Published: Aug. 22, 2023

Some employee bystanders may brush it off while others are stuck wondering, ‘Am I next?’ according to new research from a CU Boulder business professor.


Overhead shot of a woman working in a messy space with her head in her hand.

Plenty can go awry in a workplace, but one of the most damaging events that harms employee morale and perception is mistreatment. And it’s not just the person targeted in the mistreatment who suffers negative effects: Like secondhand smoke, colleagues and bystanders experience wrongdoing vicariously, which can elicit just as strong or even stronger reactions than personal experiences with mistreatment.

A recent study examined why negative behaviors like discrimination, ostracism, incivility and harassment continue to occur in workplaces and found a potentially overlooked reason, according to Sabrina Volpone, an associate professor of organizational leadership at the Leeds School of Business and co-author of the study, published online in June 2023 in the Journal of Applied Psychology.  

The reason has to do with differing perceptions of workplace bystanders and how they see the event in relation to themselves.

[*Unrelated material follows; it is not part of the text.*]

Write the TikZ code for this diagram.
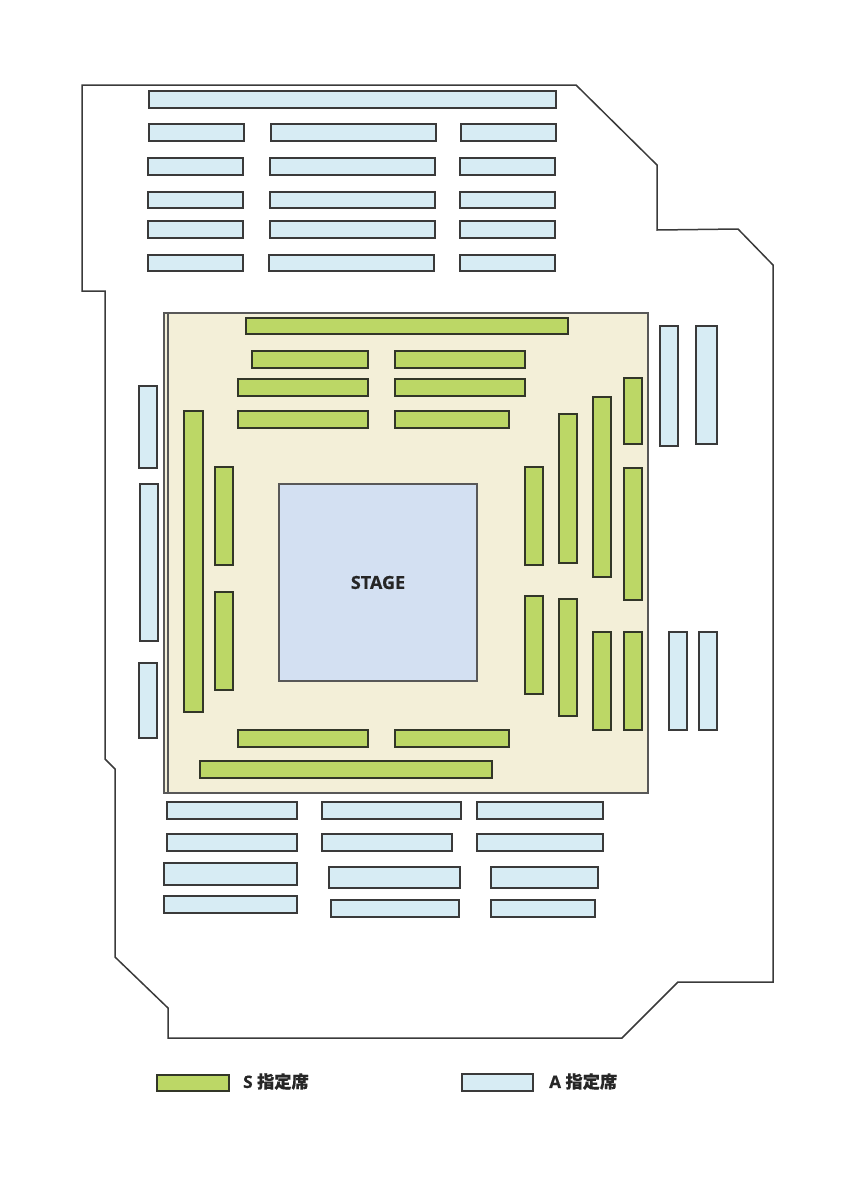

Sabrina Volpone“The differing perceptions come from the idea that many forms of workplace mistreatment are subjective, leaving coworkers asking what really happened, which version of the event should they believe, and would this person really do something like that, after the mistreatment occurs,” Volpone said.

The researchers found that when people witness mistreatment or hear about it, they process and react to it in different ways, depending on their gender and if their gender is the same as the person who was mistreated.

The study shows that female bystanders or bystanders who are the same gender as the person who was mistreated react with higher levels of “identity threat,” which occurs when people perceive one or more of their social identities are under attack. This identity threat reaction can be emotional or cognitive.

Women and those similar in gender to the victim of mistreatment tend to have more emotion-focused reactions, leading bystanders to come to different conclusions about the mistreatment. 

Perceptions of mistreatment

“If you are similar to the victim, your emotional-focused reaction might look like, ‘Am I next?” Volpone said. “If you don’t have that similarity, it doesn’t register in the same way and you are more likely to process it cognitively. You don’t have the salience of the event affecting you in your own backyard. You might explain it away because it does not register as a threat in the same way.”

That cognitive-focused reaction can lead some bystanders to see the event as harmless or even fair, and this could be a reason mistreatment continues to be “startlingly prevalent in today’s workplaces,” according to the paper.

The lack of personally feeling threatened in a way that triggers emotion-focused processing may be why some bystanders perceive the overall organization to be rife with gendered mistreatment and unfairness after mistreatment occurs and why others do not make the same determination.   

The research, led by Volpone and Emily M. David of China Europe International Business School, and co-authored by Derek R. Avery of the University of Houston’s Bauer College of Business; Lars U. Johnson of the University of Texas at Arlington’s College of Business; and Loring Crepeau of the Defense Equal Opportunity Management Institute, involved three studies, including one on more than 8,000 employees who were a part of some 550 work teams.

The researchers also theorize that men’s and women’s perceptions of mistreatment in the workplace can impact whether they feel the company or organization as a whole is unjust.

“If I saw or heard a female reporting mistreatment or recounting it to a colleague, I all of a sudden find that very salient,” Volpone said. “If this continues and is acceptable in the workplace, it’s harder to explain the mistreatment away as a one-off occurrence, and I begin to think negatively about the climate of the overall organization. Those thoughts capture how people who are similar to the victim of the mistreatment process the mistreatment.”

The study isolated gender effects, but Volpone said the researchers are confident that the phenomenon would extend to race as well. They believe mistreatment would elicit the same kind of threat response in other disadvantaged groups in the workplace.

A takeaway for managers is to be aware of this gender similarity bias. 

“If you’re an individual manager and someone makes you aware of events that could be considered mistreatment, understand that your similarity to that person could affect your decision-making and could affect how you take action and whether you take action,” Volpone said.

Instead of dismissing workplace mistreatment as a one-off event, companies can benefit from providing more organizational support. 

“Mistreatment needs to be taken care of and addressed as soon as possible,” Volpone said. “If and how a manager responds sends important signals. It has a big spillover effect that can affect how employees think of the entire workplace, not just the coworker who was the perpetrator of the mistreatment.”